Cyber extortion exposes the lax cyber risk governance in place at media companies. What are the key issues their boards should focus on?
The media has labeled the recent theft of 10 new episodes of “Orange Is the New Black” and the subsequent extortion of Netflix as “ransomware,” but extortion differs from ransomware. Instead of locking down a system by implanting software that gives the hacker complete control (ransomware), the Netflix incident involved simple theft of intellectual property. Since selling this IP to a competitor was impossible, the hacker tried to force Netflix to pay to stop its release (cyber extortion).
Fortunately for Netflix, the breach didn’t impact its stock price negatively. Despite rising in the short term, the stock could have gone the other way, and this event may be the tip of the iceberg. Although investors are rallying behind Netflix at the moment, a breakdown in cyber risk management and oversight could be devastating to its market cap in the future.
The Netflix breach appears to have occurred at an audio production company called Larson Studios. The FBI apparently found out about the theft at Larson Studios in January and waited until a month ago to let the content companies know, but the potential for disaster has been known about for years. As reported in Variety, “security experts aren’t surprised by the incident, even as details about it still emerge. That’s because many have been warning of weak security at third-party vendors for years.” Despite this knowledge, the leadership at Netflix and other content producers had not acted to ensure that third parties in the production ecosystem establish basic policies to protect from breaches.
Managing risk is the fiduciary duty of boards and officers, and cyber risk is a form of enterprise-wide risk that top management must take much more seriously. With every high-profile breach, boards of media companies increase the liability they and their companies will face when a significant breach occurs. What steps should media company boards take to mitigate cyber risk?
- Lead from the top down.
Gone are the days when leaving security to the IT staff is the answer. It’s now widely understood that cybersecurity is not just an IT problem – it’s a business problem. Board members and the C-suite must take a much more active role in making cyber risk mitigation part of the company’s enterprise risk management strategy.
- Manage people, policies, and processes.
Astute management teams recognize that cyber risk is part of their enterprise-wide risk posture. Having sound policies and processes along with training of employees will improve their cyber maturity. Working with third-party vendors is part of that process. Their board members consider dealing with cyber risk to be an important component of their fiduciary duty. They regularly assess and discuss their cyber risk status and they implement effective policies and processes, including ensuring that people are properly trained to recognize and deal with attempts to breach security.
- Protect the board, management, and the company from liability wherever possible.
Cyber insurance is relatively new and it can be expensive, but then, how expensive is it to lose a major series or movie?

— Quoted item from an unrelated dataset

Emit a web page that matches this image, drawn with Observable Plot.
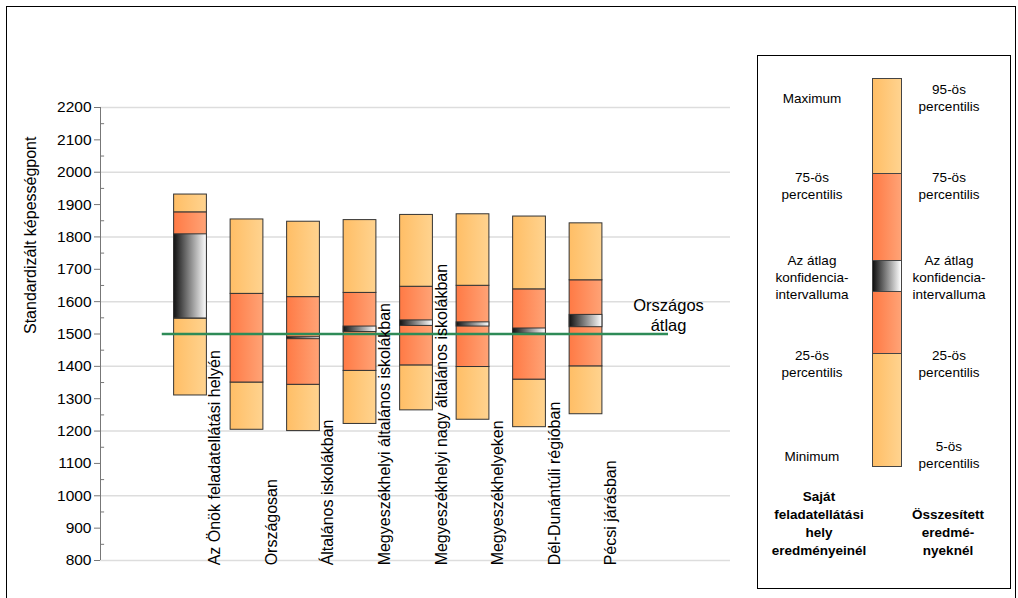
<!DOCTYPE html>
<html><head><meta charset="utf-8">
<script src="https://cdn.jsdelivr.net/npm/d3@7"></script>
<script src="https://cdn.jsdelivr.net/npm/@observablehq/plot@0.6"></script>
<style>
body{margin:0;font-family:Arial,"Liberation Sans",sans-serif;}
#wrap{position:relative;width:1018px;height:598px;background:#fff;}
#frame{position:absolute;left:6px;top:6px;width:1008px;height:600px;border:1px solid #000;}
#chart{position:absolute;left:0;top:0;}
#legend{position:absolute;left:757px;top:55px;width:254px;height:534px;border:1px solid #000;box-sizing:border-box;}
.lt{position:absolute;font-size:13.5px;text-align:center;line-height:17px;color:#000;}
.seg{position:absolute;left:114px;width:30px;box-sizing:border-box;border:1px solid #444;}
</style></head><body>
<div id="wrap"><div id="frame"></div><div id="chart"></div>
<div id="legend">
  <div class="seg" style="top:22px;height:96px;background:linear-gradient(90deg,#ffbe66,#ffd38f)"></div>
  <div class="seg" style="top:117px;height:88px;background:linear-gradient(90deg,#ff7a45,#ffa376)"></div>
  <div class="seg" style="top:204px;height:32px;background:linear-gradient(90deg,#111,#fff)"></div>
  <div class="seg" style="top:235px;height:63px;background:linear-gradient(90deg,#ff7a45,#ffa376)"></div>
  <div class="seg" style="top:297px;height:114px;background:linear-gradient(90deg,#ffbe66,#ffd38f)"></div>
  <div class="lt" style="left:0;width:108px;top:34px">Maximum</div>
  <div class="lt" style="left:0;width:108px;top:113px">75-ös<br>percentilis</div>
  <div class="lt" style="left:0;width:108px;top:196px">Az átlag<br>konfidencia-<br>intervalluma</div>
  <div class="lt" style="left:0;width:108px;top:291px">25-ös<br>percentilis</div>
  <div class="lt" style="left:0;width:108px;top:392px">Minimum</div>
  <div class="lt" style="left:144px;width:94px;top:25px">95-ös<br>percentilis</div>
  <div class="lt" style="left:144px;width:94px;top:113px">75-ös<br>percentilis</div>
  <div class="lt" style="left:144px;width:94px;top:196px">Az átlag<br>konfidencia-<br>intervalluma</div>
  <div class="lt" style="left:144px;width:94px;top:291px">25-ös<br>percentilis</div>
  <div class="lt" style="left:144px;width:94px;top:382px">5-ös<br>percentilis</div>
  <div class="lt" style="left:0;width:122px;top:432px;font-weight:bold;line-height:18px">Saját<br>feladatellátási<br>hely<br>eredményeinél</div>
  <div class="lt" style="left:140px;width:100px;top:450px;font-weight:bold;line-height:18px">Összesített<br>eredmé-<br>nyeknél</div>
</div>
</div>
<script>
const categories = ["Az Önök feladatellátási helyén", "Országosan", "Általános iskolákban",
  "Megyeszékhelyi általános iskolákban", "Megyeszékhelyi nagy általános iskolákban",
  "Megyeszékhelyeken", "Dél-Dunántúli régióban", "Pécsi járásban"];
const minV = [1310, 1204, 1200, 1222, 1264, 1235, 1212, 1252];
const p25 = [1548, 1350, 1343, 1386, 1403, 1398, 1359, 1400];
const p75 = [1876, 1624, 1614, 1627, 1646, 1649, 1638, 1666];
const maxV = [1931, 1854, 1847, 1852, 1868, 1870, 1863, 1842];
const ciLow = [1548, null, 1484, 1506, 1525, 1523, 1501, 1521];
const ciHigh = [1808, null, 1490, 1523, 1542, 1536, 1517, 1559];
const nationalAvg = 1500;

const rows = categories.map((c, i) => ({i, c, min: minV[i], p25: p25[i], p75: p75[i], max: maxV[i], lo: ciLow[i], hi: ciHigh[i]}));
const ci = rows.filter(d => d.lo != null);
const hw = 0.29;

const defs = () => {
  const g = d3.create("svg:defs");
  const add = (id, a, b) => {
    const lg = g.append("linearGradient").attr("id", id);
    lg.append("stop").attr("offset", "0%").attr("stop-color", a);
    lg.append("stop").attr("offset", "100%").attr("stop-color", b);
  };
  add("gLight", "#ffbe66", "#ffd38f");
  add("gOrange", "#ff7a45", "#ffa376");
  add("gCi", "#111", "#fff");
  return g.node();
};

const box = (y1, y2, fill, data = rows) => Plot.rect(data, {
  x1: d => d.i - hw, x2: d => d.i + hw, y1, y2, fill, stroke: "#333", strokeWidth: 1
});

const chart = Plot.plot({
  width: 740, height: 598, marginTop: 107, marginBottom: 38, marginLeft: 100, marginRight: 10,
  style: {fontFamily: "Arial, 'Liberation Sans', sans-serif", fontSize: "15px", color: "#000"},
  x: {domain: [-1.593, 9.557], axis: null},
  y: {domain: [800, 2200], label: null},
  marks: [
    defs,
    Plot.gridY(d3.range(800, 2201, 200), {stroke: "#ddd", strokeOpacity: 1, strokeWidth: 1.5}),
    Plot.ruleY(d3.range(850, 2200, 100), {x1: -1.593, x2: -1.52, stroke: "#777"}),
    Plot.ruleX([-1.593], {y1: 800, y2: 2200, stroke: "#777"}),
    Plot.axisY({ticks: d3.range(800, 2201, 100), tickFormat: d => String(d), tickSize: 6, stroke: "#777", fontSize: 15.5, label: null}),
    Plot.text(["Standardizált képességpont"], {frameAnchor: "left", dx: -70, dy: 0, rotate: -90, fontSize: 16}),
    box("min", "p25", "url(#gLight)"),
    box("p25", "p75", "url(#gOrange)"),
    box("p75", "max", "url(#gLight)"),
    box("lo", "hi", "url(#gCi)", ci),
    Plot.ruleY([nationalAvg], {x1: -0.5, x2: 8.46, stroke: "#2e8b57", strokeWidth: 2.5}),
    Plot.text(["Országos\nátlag"], {x: 8.46, y: 1560, fontSize: 16.5, lineHeight: 1.25}),
    Plot.text(rows, {x: d => d.i + 0.44, y: 785, text: "c", rotate: -90, textAnchor: "start", fontSize: 16})
  ]
});
document.getElementById("chart").append(chart);
</script>
</body></html>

Liability can also be lessened if the company can prove that it was doing everything it could to assess and mitigate cyber risk, using an industry standard (like NIST Cyber Security Framework) as a foundation. The SAFETY Act from DHS also offers some immunity from liability in certain circumstances, and using DHS-approved software provides a strong rationale for dismissing derivative suits against management.
Netflix may have dodged a bullet if their valuation holds after this incident, but media companies should now be aware that a massive threat exists, and their management and directors should take the steps needed to prevent future cyber extortion against major content producers.